Would you perhaps consider something a little simpler for your first project?

I am only suggesting this because you said that you are completely new, and this is quite an ambitious project. 

It's just that a small tank is more difficult to set up, and the more elements you want to put in it, the more difficult it becomes to do it well. 
A small tank is also more difficult to keep stable for livestock, and a half gallon is very small. i.e. difficult to keep stable water chemistry, stable temperatures etc. 

On the plus side, you don't need much by way of materials, and water changes are easy. 

All my tanks are smaller than ten gallons, by the way. And if I ignore any of them for a week (going away e.g.), the changes are obvious. 

I applaud your decision not to put fish in it, RCS for livestock is a very good choice. You can also add a snail or two (ramshorns, Malaysian trumpet, bladder snail/pond snail). 

I think you could do well with a moss carpet (fissidens or flame on mesh), and a moss tree. If you wish to add the Hydrocotyle tripartita, a few sprigs at the base of the tree would look really nice. The tree may be placed in a corner, I think, so you can have a green field (ie the carpet) to view shrimp feeding and antics. 

With these plant choices you will not need an active substrate so something like coarse black sand would look good with the green moss and show up red shrimp very well. Good for scale as well. You can put a root tab under the Hydrocotyle to provide nutrients for it. 

How does that sound? I tried to pick the elements of your plan that are do-able for a beginner while maintaining true to the theme. 

Oh, the hideout, I have seen someone glue together small rocks to make a hideout. You can put this on base of tree beside or opposite Hydrocotyle?

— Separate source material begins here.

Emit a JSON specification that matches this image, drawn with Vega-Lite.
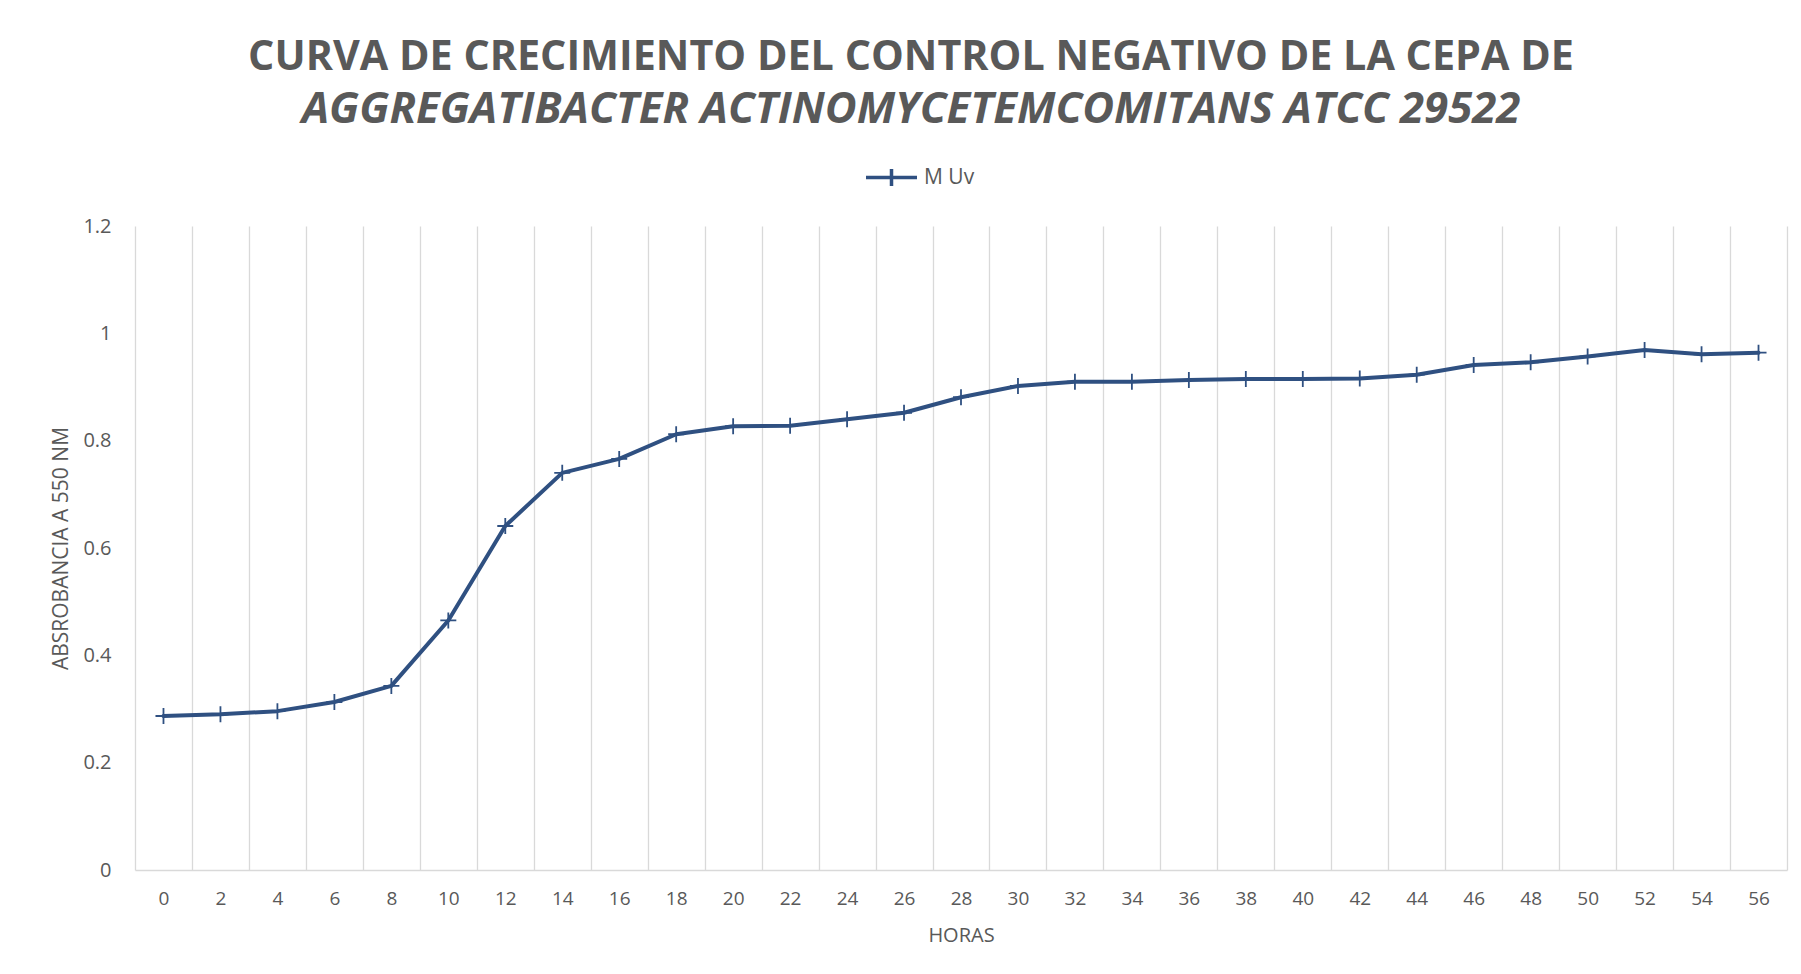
{
  "$schema": "https://vega.github.io/schema/vega-lite/v6.json",
  "width": 1652,
  "height": 644,
  "autosize": {"type": "none"},
  "padding": {"left": 135, "top": 226, "right": 14, "bottom": 104},
  "background": "white",
  "title": {
    "text": "CURVA DE CRECIMIENTO DEL CONTROL NEGATIVO DE LA CEPA DE",
    "subtitle": "AGGREGATIBACTER ACTINOMYCETEMCOMITANS ATCC 29522",
    "font": "Open Sans",
    "fontSize": 41.3,
    "fontWeight": "bold",
    "color": "#595959",
    "subtitleFont": "Open Sans",
    "subtitleFontSize": 43.7,
    "subtitleFontWeight": "bold",
    "subtitleFontStyle": "italic",
    "subtitleColor": "#595959",
    "subtitlePadding": 10,
    "anchor": "middle",
    "frame": "group",
    "offset": 18,
    "dx": -50
  },
  "data": {
    "values": [
      {"horas": 0, "abs": 0.287, "serie": "M Uv"},
      {"horas": 2, "abs": 0.290, "serie": "M Uv"},
      {"horas": 4, "abs": 0.296, "serie": "M Uv"},
      {"horas": 6, "abs": 0.313, "serie": "M Uv"},
      {"horas": 8, "abs": 0.343, "serie": "M Uv"},
      {"horas": 10, "abs": 0.465, "serie": "M Uv"},
      {"horas": 12, "abs": 0.641, "serie": "M Uv"},
      {"horas": 14, "abs": 0.740, "serie": "M Uv"},
      {"horas": 16, "abs": 0.766, "serie": "M Uv"},
      {"horas": 18, "abs": 0.812, "serie": "M Uv"},
      {"horas": 20, "abs": 0.827, "serie": "M Uv"},
      {"horas": 22, "abs": 0.828, "serie": "M Uv"},
      {"horas": 24, "abs": 0.840, "serie": "M Uv"},
      {"horas": 26, "abs": 0.852, "serie": "M Uv"},
      {"horas": 28, "abs": 0.881, "serie": "M Uv"},
      {"horas": 30, "abs": 0.902, "serie": "M Uv"},
      {"horas": 32, "abs": 0.910, "serie": "M Uv"},
      {"horas": 34, "abs": 0.910, "serie": "M Uv"},
      {"horas": 36, "abs": 0.913, "serie": "M Uv"},
      {"horas": 38, "abs": 0.915, "serie": "M Uv"},
      {"horas": 40, "abs": 0.915, "serie": "M Uv"},
      {"horas": 42, "abs": 0.916, "serie": "M Uv"},
      {"horas": 44, "abs": 0.923, "serie": "M Uv"},
      {"horas": 46, "abs": 0.941, "serie": "M Uv"},
      {"horas": 48, "abs": 0.946, "serie": "M Uv"},
      {"horas": 50, "abs": 0.957, "serie": "M Uv"},
      {"horas": 52, "abs": 0.969, "serie": "M Uv"},
      {"horas": 54, "abs": 0.961, "serie": "M Uv"},
      {"horas": 56, "abs": 0.964, "serie": "M Uv"}
    ]
  },
  "resolve": {"axis": {"x": "independent"}},
  "layer": [
    {
      "mark": {"type": "point", "shape": "M-1,0L1,0M0,-1L0,1", "filled": false, "size": 256, "strokeWidth": 1.8, "color": "#2F5081", "opacity": 0},
      "encoding": {
        "x": {
          "field": "horas",
          "type": "quantitative",
          "scale": {"domain": [-1, 57], "nice": false, "zero": false},
          "axis": {
            "orient": "bottom",
            "values": [-1,1,3,5,7,9,11,13,15,17,19,21,23,25,27,29,31,33,35,37,39,41,43,45,47,49,51,53,55,57],
            "grid": true,
            "gridColor": "#d9d9d9",
            "gridWidth": 1.3,
            "labels": false,
            "ticks": false,
            "domain": false,
            "title": null
          }
        },
        "y": {"field": "abs", "type": "quantitative"}
      }
    },
    {
      "mark": {"type": "line", "strokeWidth": 4, "strokeCap": "round", "strokeJoin": "round"},
      "encoding": {
        "x": {
          "field": "horas",
          "type": "quantitative",
          "axis": {
            "orient": "bottom",
            "values": [0,2,4,6,8,10,12,14,16,18,20,22,24,26,28,30,32,34,36,38,40,42,44,46,48,50,52,54,56],
            "grid": false,
            "ticks": false,
            "domain": true,
            "domainColor": "#d9d9d9",
            "domainWidth": 1.5,
            "labelFont": "Open Sans",
            "labelFontSize": 19,
            "labelColor": "#595959",
            "labelPadding": 19.5,
            "title": "HORAS",
            "titleFont": "Open Sans",
            "titleFontSize": 20,
            "titleFontWeight": "normal",
            "titleColor": "#595959",
            "titlePadding": 16.5
          }
        },
        "y": {
          "field": "abs",
          "type": "quantitative",
          "scale": {"domain": [0, 1.2], "nice": false},
          "axis": {
            "values": [0, 0.2, 0.4, 0.6, 0.8, 1, 1.2],
            "format": "~g",
            "grid": false,
            "domain": false,
            "ticks": false,
            "labelFont": "Open Sans",
            "labelFontSize": 20,
            "labelColor": "#595959",
            "labelPadding": 24,
            "title": "ABSROBANCIA A 550 NM",
            "titleFont": "Open Sans",
            "titleFontSize": 21,
            "titleFontWeight": "normal",
            "titleColor": "#595959",
            "titlePadding": 11
          }
        },
        "color": {
          "field": "serie",
          "type": "nominal",
          "scale": {"range": ["#2F5081"]},
          "legend": {
            "title": null,
            "orient": "none",
            "legendX": 729,
            "legendY": -76,
            "padding": 0,
            "symbolType": "M-1,0L1,0M0,-0.33L0,0.33",
            "symbolSize": 2601,
            "symbolStrokeWidth": 3.5,
            "labelFont": "Open Sans",
            "labelFontSize": 21,
            "labelColor": "#595959",
            "labelOffset": 5
          }
        }
      }
    },
    {
      "mark": {"type": "point", "shape": "M-1,0L1,0M0,-1L0,1", "filled": false, "size": 256, "strokeWidth": 1.8, "color": "#2F5081", "opacity": 1},
      "encoding": {
        "x": {"field": "horas", "type": "quantitative", "axis": null},
        "y": {"field": "abs", "type": "quantitative"}
      }
    }
  ],
  "config": {
    "font": "Open Sans",
    "view": {"stroke": null}
  }
}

PS with these suggestions, no need for additional CO2 or dry starting. Excel is just a non-gaseous form of carbon that plants can utilize.


----------



## Thegreatandpowerfulr (Sep 7, 2015)

Thanks a lot for the help, Those are good ideas. I Found out yesterday that tripartita doesn't feed from it's roots well and mosses don't either so there isn't much reason to use dirt now LOL, looks like I will be using liquid ferts.


----------



## Daisy Mae (Jun 21, 2015)

No problem, enjoy the process as much as you can. Good luck with the new project!


----------